Un autre fleuron du Québec inc. passe sous propriété étrangère
Le géant du pneu Michelin met le grappin sur l’entreprise Camso de Magog pour 1, 9 milliard $
Le Québec perd le contrôle d’un autre de ses fleurons industriels avec la vente à Michelin du fabricant de chenilles et de pneus Camso, dont les racines remontent à Bombardier. La Caisse de dépôt et le Fonds de solidarité FTQ empocheront plus d’un milliard de dollars dans l’opération.
La multinationale française versera 1,9 G$ pour mettre la main sur l’entreprise de Magog, dans les Cantons-de-l’est. La Caisse, qui possède 36 % de l’entreprise, touchera donc 688 M$, tandis que le Fonds FTQ, qui en détient 24 %, recevra 458 M$.
Pour le Fonds, qui avait investi 51 M$ dans Camso en 2005, le rendement dépasse les 800 %. Quant à la Caisse, actionnaire depuis 2000, elle évaluait son placement dans l’entreprise à un montant entre 150 et 300 M$ à la fin de 2016, de sorte que son rendement pourrait atteindre 359 %.

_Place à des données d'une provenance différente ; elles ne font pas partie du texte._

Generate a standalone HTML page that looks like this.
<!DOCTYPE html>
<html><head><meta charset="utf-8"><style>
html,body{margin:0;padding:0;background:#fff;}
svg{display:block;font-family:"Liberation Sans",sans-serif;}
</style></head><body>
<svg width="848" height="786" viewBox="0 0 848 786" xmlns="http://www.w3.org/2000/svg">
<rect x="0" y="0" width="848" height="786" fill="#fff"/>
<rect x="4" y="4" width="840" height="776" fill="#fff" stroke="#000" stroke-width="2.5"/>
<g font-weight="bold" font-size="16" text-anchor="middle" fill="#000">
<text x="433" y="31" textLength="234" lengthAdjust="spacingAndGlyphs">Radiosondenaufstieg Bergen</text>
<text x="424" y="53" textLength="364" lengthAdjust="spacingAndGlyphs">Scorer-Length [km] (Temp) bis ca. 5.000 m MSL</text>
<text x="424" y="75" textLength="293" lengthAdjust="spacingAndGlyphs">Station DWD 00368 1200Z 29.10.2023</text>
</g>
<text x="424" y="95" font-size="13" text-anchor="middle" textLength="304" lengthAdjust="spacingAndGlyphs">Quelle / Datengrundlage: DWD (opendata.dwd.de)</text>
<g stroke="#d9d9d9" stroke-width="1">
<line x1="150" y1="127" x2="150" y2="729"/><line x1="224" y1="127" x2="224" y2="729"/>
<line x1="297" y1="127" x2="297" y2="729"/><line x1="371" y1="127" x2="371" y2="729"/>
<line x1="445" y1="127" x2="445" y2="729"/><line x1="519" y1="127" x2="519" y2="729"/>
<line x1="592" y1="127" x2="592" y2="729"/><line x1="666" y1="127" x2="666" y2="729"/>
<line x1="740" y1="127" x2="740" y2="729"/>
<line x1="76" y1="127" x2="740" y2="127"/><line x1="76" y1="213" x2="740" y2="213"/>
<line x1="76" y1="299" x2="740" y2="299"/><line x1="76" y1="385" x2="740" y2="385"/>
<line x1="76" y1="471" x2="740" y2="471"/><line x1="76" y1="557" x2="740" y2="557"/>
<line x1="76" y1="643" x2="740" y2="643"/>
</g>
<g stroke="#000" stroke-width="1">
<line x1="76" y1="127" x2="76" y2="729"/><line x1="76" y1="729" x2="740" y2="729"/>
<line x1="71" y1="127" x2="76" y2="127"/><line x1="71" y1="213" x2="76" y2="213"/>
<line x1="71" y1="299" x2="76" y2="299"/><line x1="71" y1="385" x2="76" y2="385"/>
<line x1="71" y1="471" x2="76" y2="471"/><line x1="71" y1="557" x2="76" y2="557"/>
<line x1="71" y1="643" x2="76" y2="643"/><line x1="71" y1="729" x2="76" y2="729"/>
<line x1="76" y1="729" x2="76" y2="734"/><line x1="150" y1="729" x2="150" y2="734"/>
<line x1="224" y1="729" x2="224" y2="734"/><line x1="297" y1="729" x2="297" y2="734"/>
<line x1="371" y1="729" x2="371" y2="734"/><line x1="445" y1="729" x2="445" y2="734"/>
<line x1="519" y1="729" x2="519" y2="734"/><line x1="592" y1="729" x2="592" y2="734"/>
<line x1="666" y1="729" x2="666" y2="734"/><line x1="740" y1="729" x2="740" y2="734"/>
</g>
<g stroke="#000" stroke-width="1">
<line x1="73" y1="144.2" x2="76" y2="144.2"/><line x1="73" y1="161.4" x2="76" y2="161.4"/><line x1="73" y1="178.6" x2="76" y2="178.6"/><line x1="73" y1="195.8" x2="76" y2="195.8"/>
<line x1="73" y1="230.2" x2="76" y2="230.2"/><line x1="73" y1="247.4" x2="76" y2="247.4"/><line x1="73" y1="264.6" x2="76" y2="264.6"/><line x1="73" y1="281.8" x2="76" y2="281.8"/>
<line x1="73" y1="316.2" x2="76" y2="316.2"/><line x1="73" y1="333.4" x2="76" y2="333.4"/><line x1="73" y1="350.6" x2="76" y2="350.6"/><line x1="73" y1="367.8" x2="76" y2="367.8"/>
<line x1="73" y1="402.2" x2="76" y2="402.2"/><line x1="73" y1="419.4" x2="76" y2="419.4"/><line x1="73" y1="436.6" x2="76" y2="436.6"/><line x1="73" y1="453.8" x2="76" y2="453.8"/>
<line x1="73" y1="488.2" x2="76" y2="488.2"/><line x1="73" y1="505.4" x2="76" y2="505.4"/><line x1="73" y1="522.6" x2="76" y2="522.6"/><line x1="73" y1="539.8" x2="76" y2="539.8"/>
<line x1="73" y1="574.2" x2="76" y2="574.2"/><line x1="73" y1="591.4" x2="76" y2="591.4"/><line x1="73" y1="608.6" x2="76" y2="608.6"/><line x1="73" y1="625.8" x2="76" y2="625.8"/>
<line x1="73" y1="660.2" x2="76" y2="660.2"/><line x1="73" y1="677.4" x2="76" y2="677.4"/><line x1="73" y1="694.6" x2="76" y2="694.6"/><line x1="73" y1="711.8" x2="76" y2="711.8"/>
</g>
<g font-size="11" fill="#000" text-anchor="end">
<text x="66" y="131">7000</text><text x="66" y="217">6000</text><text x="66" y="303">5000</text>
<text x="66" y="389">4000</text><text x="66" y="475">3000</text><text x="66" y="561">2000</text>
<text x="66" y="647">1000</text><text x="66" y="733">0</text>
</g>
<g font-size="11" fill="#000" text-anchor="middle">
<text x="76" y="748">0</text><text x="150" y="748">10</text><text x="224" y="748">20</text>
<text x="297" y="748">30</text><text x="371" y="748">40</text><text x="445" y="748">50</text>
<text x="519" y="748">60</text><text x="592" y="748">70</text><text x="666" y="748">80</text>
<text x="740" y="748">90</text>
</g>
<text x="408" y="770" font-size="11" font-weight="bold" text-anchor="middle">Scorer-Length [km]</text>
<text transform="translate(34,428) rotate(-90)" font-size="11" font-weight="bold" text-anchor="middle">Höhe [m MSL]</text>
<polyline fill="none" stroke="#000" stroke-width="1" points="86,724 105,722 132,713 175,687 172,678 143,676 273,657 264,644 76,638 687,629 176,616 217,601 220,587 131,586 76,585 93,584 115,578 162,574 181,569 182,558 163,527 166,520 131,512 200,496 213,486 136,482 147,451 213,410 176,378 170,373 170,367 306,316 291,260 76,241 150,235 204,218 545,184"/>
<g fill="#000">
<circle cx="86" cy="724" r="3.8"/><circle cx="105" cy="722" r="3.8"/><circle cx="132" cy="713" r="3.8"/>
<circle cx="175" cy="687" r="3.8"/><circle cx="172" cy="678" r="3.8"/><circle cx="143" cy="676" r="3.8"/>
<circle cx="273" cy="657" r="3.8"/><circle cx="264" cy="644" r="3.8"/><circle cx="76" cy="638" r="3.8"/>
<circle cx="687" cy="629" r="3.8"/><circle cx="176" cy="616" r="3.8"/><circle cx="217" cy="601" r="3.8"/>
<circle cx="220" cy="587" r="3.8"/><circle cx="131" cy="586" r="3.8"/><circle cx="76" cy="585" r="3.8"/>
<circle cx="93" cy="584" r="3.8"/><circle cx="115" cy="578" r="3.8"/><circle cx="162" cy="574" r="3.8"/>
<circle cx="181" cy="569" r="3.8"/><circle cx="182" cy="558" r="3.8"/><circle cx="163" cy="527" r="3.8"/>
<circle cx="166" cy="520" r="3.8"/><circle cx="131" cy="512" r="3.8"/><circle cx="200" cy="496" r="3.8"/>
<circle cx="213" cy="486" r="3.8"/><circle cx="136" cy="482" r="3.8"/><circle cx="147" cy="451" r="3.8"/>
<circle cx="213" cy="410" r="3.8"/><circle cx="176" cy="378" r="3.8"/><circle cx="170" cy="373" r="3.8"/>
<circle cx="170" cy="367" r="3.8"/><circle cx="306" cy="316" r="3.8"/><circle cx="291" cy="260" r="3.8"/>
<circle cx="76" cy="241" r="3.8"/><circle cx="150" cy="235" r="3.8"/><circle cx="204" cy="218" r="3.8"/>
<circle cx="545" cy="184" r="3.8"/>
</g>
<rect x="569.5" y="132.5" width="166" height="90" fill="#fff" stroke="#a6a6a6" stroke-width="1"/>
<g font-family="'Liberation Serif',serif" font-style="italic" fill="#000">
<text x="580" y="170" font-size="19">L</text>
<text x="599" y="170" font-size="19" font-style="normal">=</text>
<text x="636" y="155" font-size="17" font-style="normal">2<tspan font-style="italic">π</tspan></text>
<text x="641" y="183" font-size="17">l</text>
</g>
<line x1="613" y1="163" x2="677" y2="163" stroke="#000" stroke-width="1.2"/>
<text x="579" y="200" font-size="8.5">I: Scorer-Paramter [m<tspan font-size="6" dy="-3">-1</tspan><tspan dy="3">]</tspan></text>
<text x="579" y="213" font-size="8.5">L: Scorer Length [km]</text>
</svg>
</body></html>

« C’est l’option qui semblait la plus intéressante pour permettre à l’entreprise de poursuivre sa croissance et pour lui donner accès à une plateforme mondiale », a justifié Yann Langlais-plante, porte-parole de la Caisse.
IL PART AVEC DES MILLIONS
Le président du conseil d’administration de Camso, Pierre Marcouiller, encaissera 191 M$ grâce à sa participation de 10 %. L’homme d’affaires quittera l’entreprise une fois la transaction conclue, après y avoir passé 18 ans. C’est l’allemand Thomas Böttcher qui en est le PDG depuis l’an dernier.
Pour M. Marcouiller, le contrôle québécois de l’entreprise importait moins que son développement à long terme.
« La propriété, pour moi, ce n’est pas l’essence, a-t-il soutenu. L’essence, c’est de développer des emplois, des connaissances et de nous développer comme peuple. On a réalisé plus que ce qu’on pensait possible de réaliser et là on s’en va vers un autre rêve. Je suis extrêmement fier de laisser l’entreprise dans des conditions comme ça. »
DIFFICILE
Avec Camso, Michelin deviendra le leader mondial sur les marchés « hors route ».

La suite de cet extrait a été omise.